Fortunately there were no casualties or deaths, following the fire that ripped through the roof of Notre Dame cathedral last week. People held their breath as they watched the ancient temple’s walls and windows silhouetted against towering flames.
When the last embers died, Parisians were stunned. It cannot be put into words what buildings sometimes represent to nations, and that certainly applies to this one. And yet, what has happened here?
An old building, medieval in places, has lost it’s roof and some of it’s treasures. Were we expecting Notre Dame to last for ever? If not, is a catastrophe like this not statistically likely? Nothing lasts for ever, unless you build like the Ancient Egyptians built their pyramids. So with that in mind, thanks can be given for what remains and the task of reconstruction ahead. In my view, there has been a kind of cleansing. Fire purifies, in the alchemical sense. It removes the dross and leaves the precious.
I heard on the news that architects will be invited to present a way to do this. Personally, as an architect, I would reconstruct the profile of the collapsed tower in structural glass. Light would pour into the building in a way that was never intended. Gothic has a taste for the shadows and dark spaces penetrated by beams of mysterious light from beyond. So I would use a layer of intelligent ‘glass’ that is able to form coloured images or colour blocks, in the way that an LED TV screen does. It will be able to change from black opaque to white opaque and all the colours in-between. In addition it will be able to describe moving coloured images. I would like to introduce the possibility of creating holograms high above the heads of the congregation and visitors. These might be on religious themes or taken from famous works of religious art. Really, the content could be decided by whoever has the right and the power to do so, with hopefully a chance for citizens to have their input too.
The place would be a source of spiritual refreshment from the inside and from out.
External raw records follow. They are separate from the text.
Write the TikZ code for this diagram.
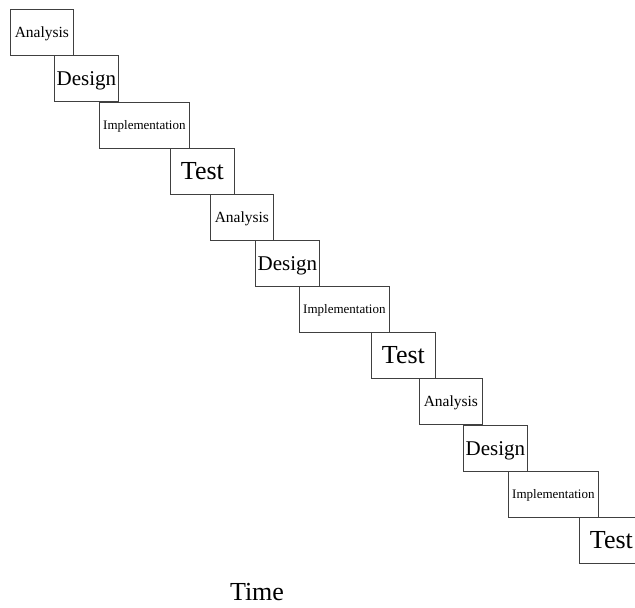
\documentclass[tikz,border=0pt]{standalone}
\usepackage{fontspec}
\setmainfont{Liberation Serif}
\begin{document}
\begin{tikzpicture}[x=1pt,y=-1pt,
  phase/.style={draw=black!75, line width=0.8pt, anchor=north west, inner sep=0pt,
    minimum height=46pt, align=center, text depth=0pt},
  ana/.style={phase, minimum width=63pt, font=\fontsize{15.5}{18}\selectfont},
  des/.style={phase, minimum width=64pt, font=\fontsize{21}{24}\selectfont},
  imp/.style={phase, minimum width=90pt, font=\fontsize{13}{15}\selectfont},
  tst/.style={phase, minimum width=64pt, font=\fontsize{26}{30}\selectfont},
  lbl/.style={font=\fontsize{26}{30}\selectfont}]
\useasboundingbox (0,0) rectangle (635,608);
% first iteration
\node[ana] (a1) at (10,9)   {Analysis};
\node[des] (d1) at (54,55)  {Design};
\node[imp] (i1) at (99,102) {Implementation};
\node[tst] (t1) at (170,148) {Test};
% second iteration
\node[ana] (a2) at (210,194) {Analysis};
\node[des] (d2) at (255,240) {Design};
\node[imp] (i2) at (299,286) {Implementation};
\node[tst] (t2) at (371,332) {Test};
% third iteration
\node[ana] (a3) at (419,378) {Analysis};
\node[des] (d3) at (463,425) {Design};
\node[imp] (i3) at (508,471) {Implementation};
\node[tst] (t3) at (579,517) {Test};
% axis label
\node[lbl] (time) at (257,592) {Time};
\end{tikzpicture}
\end{document}
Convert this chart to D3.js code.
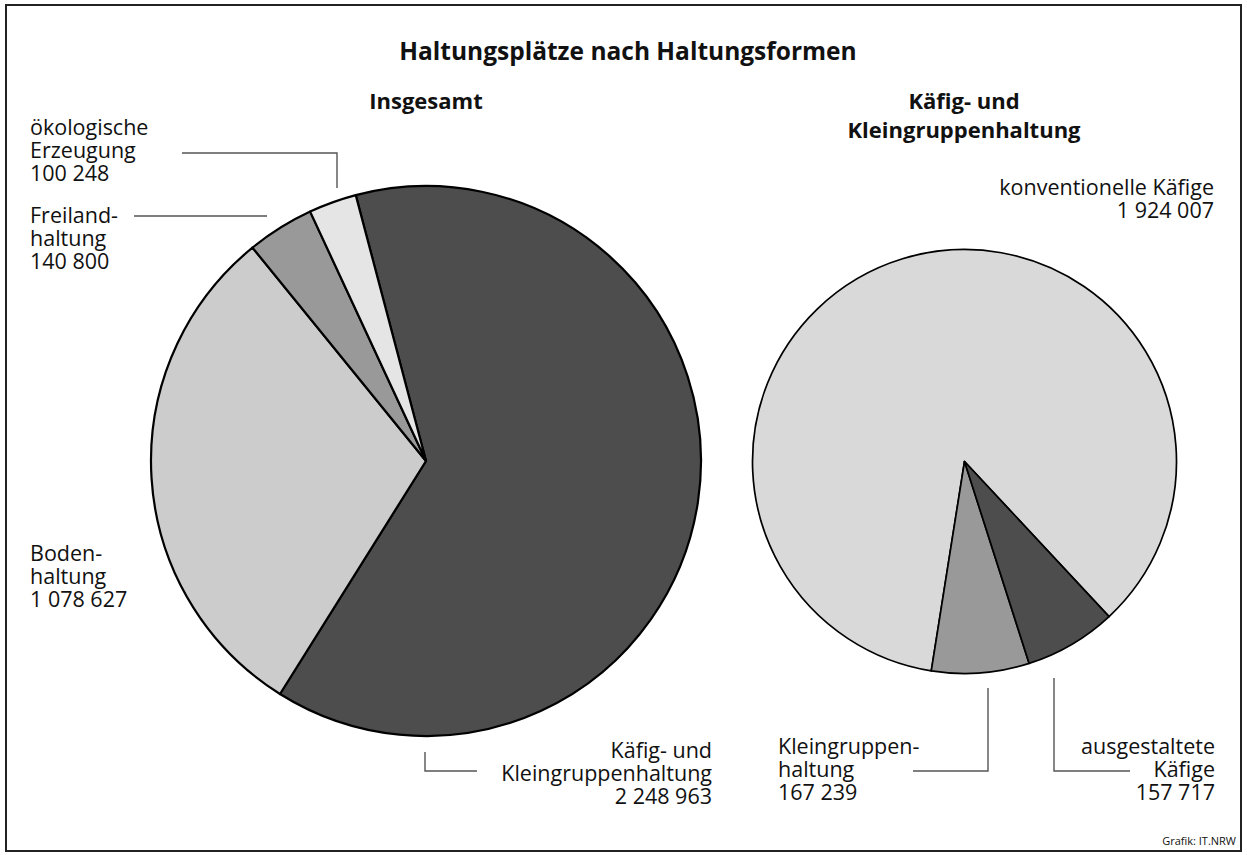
<!DOCTYPE html>
<html>
<head>
<meta charset="utf-8">
<script src="https://cdn.jsdelivr.net/npm/d3@7"></script>
<style>
  body { margin: 0; background: #fff; }
  svg text { font-family: "Open Sans", "Noto Sans", sans-serif; fill: #111; }
</style>
</head>
<body>
<div id="chart-container"></div>
<script>
// data: left pie (Insgesamt)
const totalCategories = ['Käfig- und Kleingruppenhaltung', 'Bodenhaltung', 'Freilandhaltung', 'ökologische Erzeugung'];
const totalValues = [2248963, 1078627, 140800, 100248];
const totalColors = ['#4d4d4d', '#cccccc', '#999999', '#e5e5e5'];

// data: right pie (Käfig- und Kleingruppenhaltung)
const cageCategories = ['konventionelle Käfige', 'Kleingruppenhaltung', 'ausgestaltete Käfige'];
const cageValues = [1924007, 167239, 157717];
const cageColors = ['#d9d9d9', '#999999', '#4d4d4d'];

const width = 1247;
const height = 855;
const fmt = v => d3.format(',')(v).replace(/,/g, ' ');

const svg = d3.select('#chart-container')
  .append('svg')
  .attr('width', width)
  .attr('height', height);

// frame
svg.append('rect')
  .attr('x', 6)
  .attr('y', 5)
  .attr('width', 1235)
  .attr('height', 846)
  .attr('fill', 'none')
  .attr('stroke', '#222')
  .attr('stroke-width', 2);

svg.append('text')
  .attr('x', 628)
  .attr('y', 60)
  .attr('text-anchor', 'middle')
  .style('font-size', '24.5px')
  .style('font-weight', 'bold')
  .text('Haltungsplätze nach Haltungsformen');

const deg = Math.PI / 180;

function drawPie(cx, cy, r, values, colors, start, end, strokeW) {
  const pie = d3.pie().sort(null).startAngle(start * deg).endAngle(end * deg);
  const arc = d3.arc().innerRadius(0).outerRadius(r);
  const g = svg.append('g').attr('transform', `translate(${cx}, ${cy})`);
  g.selectAll('path')
    .data(pie(values))
    .join('path')
    .attr('d', arc)
    .attr('fill', (d, i) => colors[i])
    .attr('stroke', '#000')
    .attr('stroke-width', strokeW)
    .attr('stroke-linejoin', 'round');
  return g;
}

drawPie(426, 461, 275, totalValues, totalColors, -14.8, 345.2, 2.2);
drawPie(964.5, 461.5, 212, cageValues, cageColors, 497, 137, 1.7);

// text blocks
function textBlock(x, y, lines, anchor, size, weight, lh) {
  const t = svg.append('text')
    .attr('text-anchor', anchor)
    .style('font-size', size + 'px')
    .style('font-weight', weight || 'normal');
  lines.forEach((l, i) => {
    t.append('tspan').attr('x', x).attr('y', y + i * (lh || 23)).text(l);
  });
}

textBlock(426, 109, ['Insgesamt'], 'middle', 22, 'bold');
textBlock(964, 109, ['Käfig- und', 'Kleingruppenhaltung'], 'middle', 22, 'bold', 29);

// labels
const fs = 21.5;
textBlock(30, 135, ['ökologische', 'Erzeugung', fmt(totalValues[3])], 'start', fs);
textBlock(30, 223, ['Freiland-', 'haltung', fmt(totalValues[2])], 'start', fs);
textBlock(30, 561, ['Boden-', 'haltung', fmt(totalValues[1])], 'start', fs);
textBlock(712, 758, ['Käfig- und', 'Kleingruppenhaltung', fmt(totalValues[0])], 'end', fs);

textBlock(1214, 195, ['konventionelle Käfige', fmt(cageValues[0])], 'end', fs);
textBlock(778, 754, ['Kleingruppen-', 'haltung', fmt(cageValues[1])], 'start', fs);
textBlock(1215, 754, ['ausgestaltete', 'Käfige', fmt(cageValues[2])], 'end', fs);

// leader lines
const leaders = [
  [[182, 153], [337, 153], [337, 188]],
  [[134, 216], [267, 216]],
  [[425, 752], [425, 771], [477, 771]],
  [[988, 688], [988, 771], [913, 771]],
  [[1054, 678], [1054, 771], [1130, 771]]
];
svg.selectAll('path.leader')
  .data(leaders)
  .join('path')
  .attr('class', 'leader')
  .attr('d', d3.line())
  .attr('fill', 'none')
  .attr('stroke', '#555')
  .attr('stroke-width', 1.4);

svg.append('text')
  .attr('x', 1236)
  .attr('y', 845)
  .attr('text-anchor', 'end')
  .style('font-size', '11px')
  .text('Grafik: IT.NRW');
</script>
</body>
</html>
That to me, surpasses the cluster of ancient roof timbers.
But all this is but a dream without funding – and should it be funded or left as a ruin because right now, we have more important things to do? What do I mean?
Enter the financiers. Men of high reputation and wealth, pledging billions of tax deductible Euros – although they say that the tax benefits are not a consideration. Suddenly money is available to repair a national monument which was not there to support war victims in Yemen or desperate refugees who move about the globe to escape poverty and politics and climate change. Some people are angry about that.
To me, some precious lives in Notre Dame cathedral survived. They are both priceless and with little monetary value. They are the inhabitants of the three bee-hives on the roof. Perhaps twenty thousand bees, frightened of smoke, kept indoors out of harms way. An ancient instinct to avoid forest fires kept them safe. I expect they are now carrying on their excursions into city parks and gardens to collect the golden pollen that makes their hives so special.
I am old enough to remember summer days and driving along motorways and fast roads collecting insects. They would die attached to the wind shield en-mass and their sticky bodies were hard to remove. Radiator grills and headlamps were similarly encrusted.
Today, forty percent of known insect species are extinct. When you drive, no insects appear on the wind shield for they are not there. One can only assume that modern farming practices using chemicals against so called ‘pests’ are largely to blame. Perhaps there is climate change and loss of habitat in the the list of causes as well.
If I had billions of Euros and I was considering giving back what I had, I would probably spend it on creating a world worth living in for our children and young people.
A brave few are presently sitting in the streets of London highlighting that there is an ‘extinction event’ in progress which has been and is, largely ignored.
I happen to believe they are right. The earth has been through six or seven known extinction events in it’s life. The fact that we are living in one now is as scary as it gets. Yet all the signs are clear to see; the loss of insects being one of them. The creatures at the base of the food chain are easily overlooked and yet the whole of the pyramid of life depends on this base layer. Without bees, Albert Einstein said, the world would end in four years.
What do we need from the wealthy individuals and States with money to invest? What do we really need? Space travel? One day, perhaps a single potato will cost a billion Euros. When it is the last one on the planet and it could keep you alive for two more days, it would be worth it.
Perhaps the loss of Notre Dame cathedral is a taste of things to come, as planet earth demands it’s ‘cash back’; the Promethean debt. For like Promethius we have stolen the special knowledge that fire represents, from the Gods. Now they want their due.